Repeat all the material exactly; pictures stay out of your copy.

>> BEGIN DATA SHOWN

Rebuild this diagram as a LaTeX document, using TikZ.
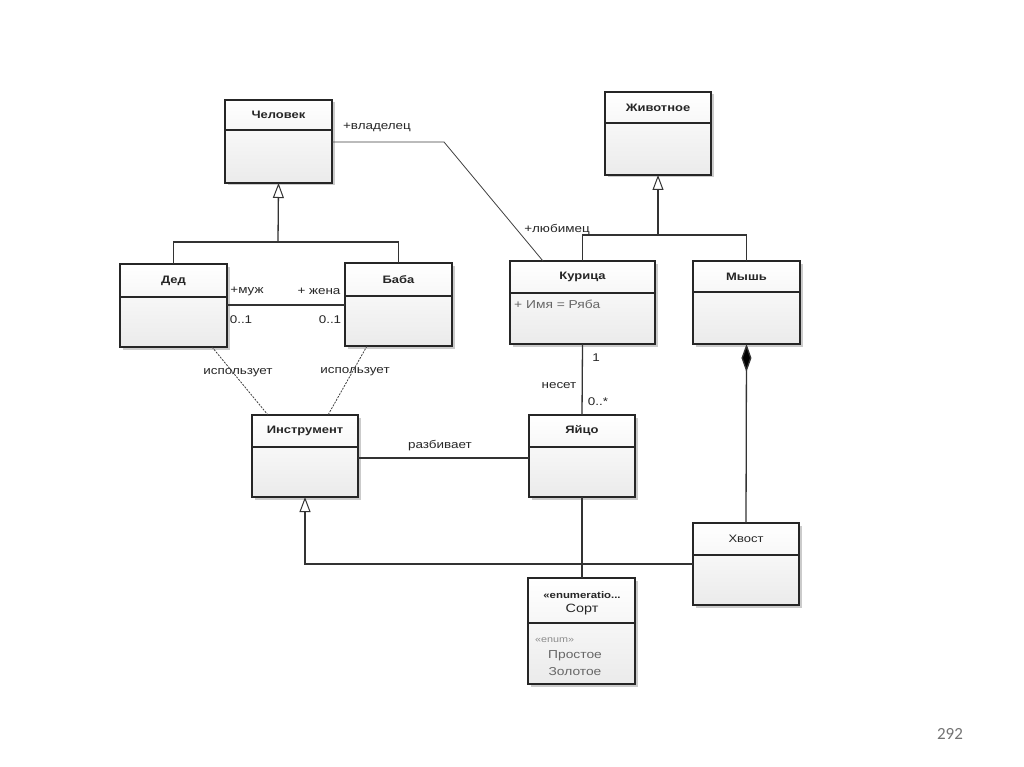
\documentclass[tikz,border=0pt]{standalone}
\usepackage{fontspec}
\setmainfont{Liberation Sans}
\newfontfamily\umlfont[FakeStretch=1.2]{Liberation Sans}
\newfontfamily\pagefont{Carlito}
\usetikzlibrary{arrows.meta,calc,shadows}
\tikzset{
  cls/.style={draw=black!85, line width=1.3pt, top color=white, bottom color=black!8,
    drop shadow={shadow xshift=2.5pt, shadow yshift=-2.5pt, fill=black!40, opacity=0.5},
    inner sep=0pt, outer sep=0pt},
  hdr/.style={draw=black!85, line width=1.1pt},
  ttl/.style={font=\umlfont\fontsize{10.8}{12}\selectfont\bfseries, text=black!85, inner sep=1pt},
  ttlr/.style={font=\umlfont\fontsize{10.8}{12}\selectfont, text=black!85, inner sep=1pt},
  lbl/.style={font=\umlfont\fontsize{11.2}{13}\selectfont, text=black!85, inner sep=1pt},
  attr/.style={font=\umlfont\fontsize{11.5}{13}\selectfont, text=black!60, inner sep=1pt},
  conn/.style={draw=black!80, line width=1.3pt},
  assoc/.style={draw=black!75, line width=0.8pt},
  dep/.style={draw=black!75, line width=0.8pt, dash pattern=on 2pt off 1.2pt},
  gen/.style={conn, -{Triangle[open, width=11pt, length=15pt, fill=white, line width=1pt]}},
  comp/.style={conn, -{Diamond[width=10pt, length=28pt, fill=black]}},
  pagenum/.style={font=\pagefont\fontsize{17}{19}\selectfont, text=black!55},
}
\newcommand\umlclass[8]{%
  \node[cls, anchor=north west, minimum width={(#4-#2)*1pt}, minimum height={(#5-#3)*1pt}] (#1) at (#2,#3) {};
  \draw[hdr] (#2,#6) -- (#4,#6);
  \node[#8] (#1-t) at ({(#2+#4)/2},{(#3+#6)/2}) {#7};}
\begin{document}
\begin{tikzpicture}[x=1pt,y=-1pt]
\useasboundingbox[fill=white] (0,0) rectangle (1024,767);

\umlclass{chel}{225}{100}{332}{183}{130}{Человек}{ttl}
\umlclass{zhiv}{605}{92}{711}{175}{123}{Животное}{ttl}
\umlclass{ded}{120}{264}{227}{347}{297}{Дед}{ttl}
\umlclass{baba}{345}{263}{452}{346}{296}{Баба}{ttl}
\umlclass{kur}{510}{261}{655}{344}{293}{Курица}{ttl}
\umlclass{mysh}{693}{261}{800}{344}{292}{Мышь}{ttl}
\umlclass{instr}{252}{415}{358}{497}{447}{Инструмент}{ttl}
\umlclass{egg}{529}{415}{635}{497}{447}{Яйцо}{ttl}
\umlclass{hvost}{693}{523}{799}{605}{555}{Хвост}{ttlr}

% enumeration box
\node[cls, anchor=north west, minimum width=107pt, minimum height=106pt] (sort) at (528,578) {};
\draw[hdr] (528,623) -- (635,623);
\node[lbl, font=\umlfont\fontsize{9.5}{11}\selectfont\bfseries] (sort-s) at (582,595) {«enumeratio...};
\node[ttlr, font=\umlfont\fontsize{12}{14}\selectfont] (sort-t) at (582,610) {Сорт};
\node[attr, anchor=west, font=\umlfont\fontsize{9}{10}\selectfont, text=black!45] (sort-e) at (534,640) {«enum»};
\node[attr] (sort-a) at (575,656) {Простое};
\node[attr] (sort-b) at (575,672) {Золотое};

% attribute of Курица
\node[attr, anchor=west] (kur-a) at (513,304) {+ Имя = Ряба};

% generalization Дед, Баба -> Человек
\coordinate (g1) at (278,242);
\draw[conn] (ded.north) |- (g1) -| (baba.north);
\draw[gen] (g1) -- (chel.south);

% generalization Курица, Мышь -> Животное
\coordinate (g2) at (658,235);
\draw[conn] (kur.north) |- (g2) -| (mysh.north);
\draw[gen] (g2) -- (zhiv.south);

% association Человек - Курица
\coordinate (a1) at (444,142);
\coordinate (a2) at ($(kur.north west)+(33,0)$);
\draw[assoc] (chel.east |- a1) -- (a1) -- (a2);
\node[lbl] (l-vl) at (377,127) {+владелец};
\node[lbl] (l-lb) at (557,230) {+любимец};

% association Дед - Баба
\coordinate (m1) at (0,305);
\draw[conn] (ded.east |- m1) -- (baba.west |- m1);
\node[lbl] (l-muzh) at (247,291) {+муж};
\node[lbl] (l-zhena) at (319,291) {+ жена};
\node[lbl] (l-m1) at (241,320) {0..1};
\node[lbl] (l-m2) at (330,320) {0..1};

% dependencies "использует"
\draw[dep] ($(ded.south west)+(92,0)$) -- ($(instr.north west)+(16,0)$);
\draw[dep] ($(baba.south west)+(22,0)$) -- ($(instr.north west)+(76,0)$);
\node[lbl] (l-u1) at (238,373) {использует};
\node[lbl] (l-u2) at (355,372) {использует};

% Курица - Яйцо
\draw[conn] (kur.south) -- (egg.north);
\node[lbl] (l-1) at (596,358) {1};
\node[lbl] (l-nes) at (559,386) {несет};
\node[lbl] (l-0n) at (598,402) {0..*};

% Инструмент - Яйцо
\coordinate (r1) at (0,458);
\draw[conn] (instr.east |- r1) -- (egg.west |- r1);
\node[lbl] (l-raz) at (440,446) {разбивает};

% composition Мышь - Хвост
\draw[comp] (hvost.north) -- (mysh.south);

% Яйцо - Сорт
\draw[conn] (egg.south) -- (sort.north -| egg.south);

% generalization Хвост -> Инструмент
\draw[gen] (hvost.west) -| (instr.south);

\node[pagenum] (pg) at (950,734) {292};
\end{tikzpicture}
\end{document}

>> END DATA SHOWN

● WRITTEN SOLUTION:
Rebuild this diagram as a LaTeX document, using TikZ.
\documentclass[tikz,border=0pt]{standalone}
\usepackage{fontspec}
\setmainfont{Liberation Sans}
\newfontfamily\umlfont[FakeStretch=1.2]{Liberation Sans}
\newfontfamily\pagefont{Carlito}
\usetikzlibrary{arrows.meta,calc,shadows}
\tikzset{
  cls/.style={draw=black!85, line width=1.3pt, top color=white, bottom color=black!8,
    drop shadow={shadow xshift=2.5pt, shadow yshift=-2.5pt, fill=black!40, opacity=0.5},
    inner sep=0pt, outer sep=0pt},
  hdr/.style={draw=black!85, line width=1.1pt},
  ttl/.style={font=\umlfont\fontsize{10.8}{12}\selectfont\bfseries, text=black!85, inner sep=1pt},
  ttlr/.style={font=\umlfont\fontsize{10.8}{12}\selectfont, text=black!85, inner sep=1pt},
  lbl/.style={font=\umlfont\fontsize{11.2}{13}\selectfont, text=black!85, inner sep=1pt},
  attr/.style={font=\umlfont\fontsize{11.5}{13}\selectfont, text=black!60, inner sep=1pt},
  conn/.style={draw=black!80, line width=1.3pt},
  assoc/.style={draw=black!75, line width=0.8pt},
  dep/.style={draw=black!75, line width=0.8pt, dash pattern=on 2pt off 1.2pt},
  gen/.style={conn, -{Triangle[open, width=11pt, length=15pt, fill=white, line width=1pt]}},
  comp/.style={conn, -{Diamond[width=10pt, length=28pt, fill=black]}},
  pagenum/.style={font=\pagefont\fontsize{17}{19}\selectfont, text=black!55},
}
\newcommand\umlclass[8]{%
  \node[cls, anchor=north west, minimum width={(#4-#2)*1pt}, minimum height={(#5-#3)*1pt}] (#1) at (#2,#3) {};
  \draw[hdr] (#2,#6) -- (#4,#6);
  \node[#8] (#1-t) at ({(#2+#4)/2},{(#3+#6)/2}) {#7};}
\begin{document}
\begin{tikzpicture}[x=1pt,y=-1pt]
\useasboundingbox[fill=white] (0,0) rectangle (1024,767);

\umlclass{chel}{225}{100}{332}{183}{130}{Человек}{ttl}
\umlclass{zhiv}{605}{92}{711}{175}{123}{Животное}{ttl}
\umlclass{ded}{120}{264}{227}{347}{297}{Дед}{ttl}
\umlclass{baba}{345}{263}{452}{346}{296}{Баба}{ttl}
\umlclass{kur}{510}{261}{655}{344}{293}{Курица}{ttl}
\umlclass{mysh}{693}{261}{800}{344}{292}{Мышь}{ttl}
\umlclass{instr}{252}{415}{358}{497}{447}{Инструмент}{ttl}
\umlclass{egg}{529}{415}{635}{497}{447}{Яйцо}{ttl}
\umlclass{hvost}{693}{523}{799}{605}{555}{Хвост}{ttlr}

% enumeration box
\node[cls, anchor=north west, minimum width=107pt, minimum height=106pt] (sort) at (528,578) {};
\draw[hdr] (528,623) -- (635,623);
\node[lbl, font=\umlfont\fontsize{9.5}{11}\selectfont\bfseries] (sort-s) at (582,595) {«enumeratio...};
\node[ttlr, font=\umlfont\fontsize{12}{14}\selectfont] (sort-t) at (582,610) {Сорт};
\node[attr, anchor=west, font=\umlfont\fontsize{9}{10}\selectfont, text=black!45] (sort-e) at (534,640) {«enum»};
\node[attr] (sort-a) at (575,656) {Простое};
\node[attr] (sort-b) at (575,672) {Золотое};

% attribute of Курица
\node[attr, anchor=west] (kur-a) at (513,304) {+ Имя = Ряба};

% generalization Дед, Баба -> Человек
\coordinate (g1) at (278,242);
\draw[conn] (ded.north) |- (g1) -| (baba.north);
\draw[gen] (g1) -- (chel.south);

% generalization Курица, Мышь -> Животное
\coordinate (g2) at (658,235);
\draw[conn] (kur.north) |- (g2) -| (mysh.north);
\draw[gen] (g2) -- (zhiv.south);

% association Человек - Курица
\coordinate (a1) at (444,142);
\coordinate (a2) at ($(kur.north west)+(33,0)$);
\draw[assoc] (chel.east |- a1) -- (a1) -- (a2);
\node[lbl] (l-vl) at (377,127) {+владелец};
\node[lbl] (l-lb) at (557,230) {+любимец};

% association Дед - Баба
\coordinate (m1) at (0,305);
\draw[conn] (ded.east |- m1) -- (baba.west |- m1);
\node[lbl] (l-muzh) at (247,291) {+муж};
\node[lbl] (l-zhena) at (319,291) {+ жена};
\node[lbl] (l-m1) at (241,320) {0..1};
\node[lbl] (l-m2) at (330,320) {0..1};

% dependencies "использует"
\draw[dep] ($(ded.south west)+(92,0)$) -- ($(instr.north west)+(16,0)$);
\draw[dep] ($(baba.south west)+(22,0)$) -- ($(instr.north west)+(76,0)$);
\node[lbl] (l-u1) at (238,373) {использует};
\node[lbl] (l-u2) at (355,372) {использует};

% Курица - Яйцо
\draw[conn] (kur.south) -- (egg.north);
\node[lbl] (l-1) at (596,358) {1};
\node[lbl] (l-nes) at (559,386) {несет};
\node[lbl] (l-0n) at (598,402) {0..*};

% Инструмент - Яйцо
\coordinate (r1) at (0,458);
\draw[conn] (instr.east |- r1) -- (egg.west |- r1);
\node[lbl] (l-raz) at (440,446) {разбивает};

% composition Мышь - Хвост
\draw[comp] (hvost.north) -- (mysh.south);

% Яйцо - Сорт
\draw[conn] (egg.south) -- (sort.north -| egg.south);

% generalization Хвост -> Инструмент
\draw[gen] (hvost.west) -| (instr.south);

\node[pagenum] (pg) at (950,734) {292};
\end{tikzpicture}
\end{document}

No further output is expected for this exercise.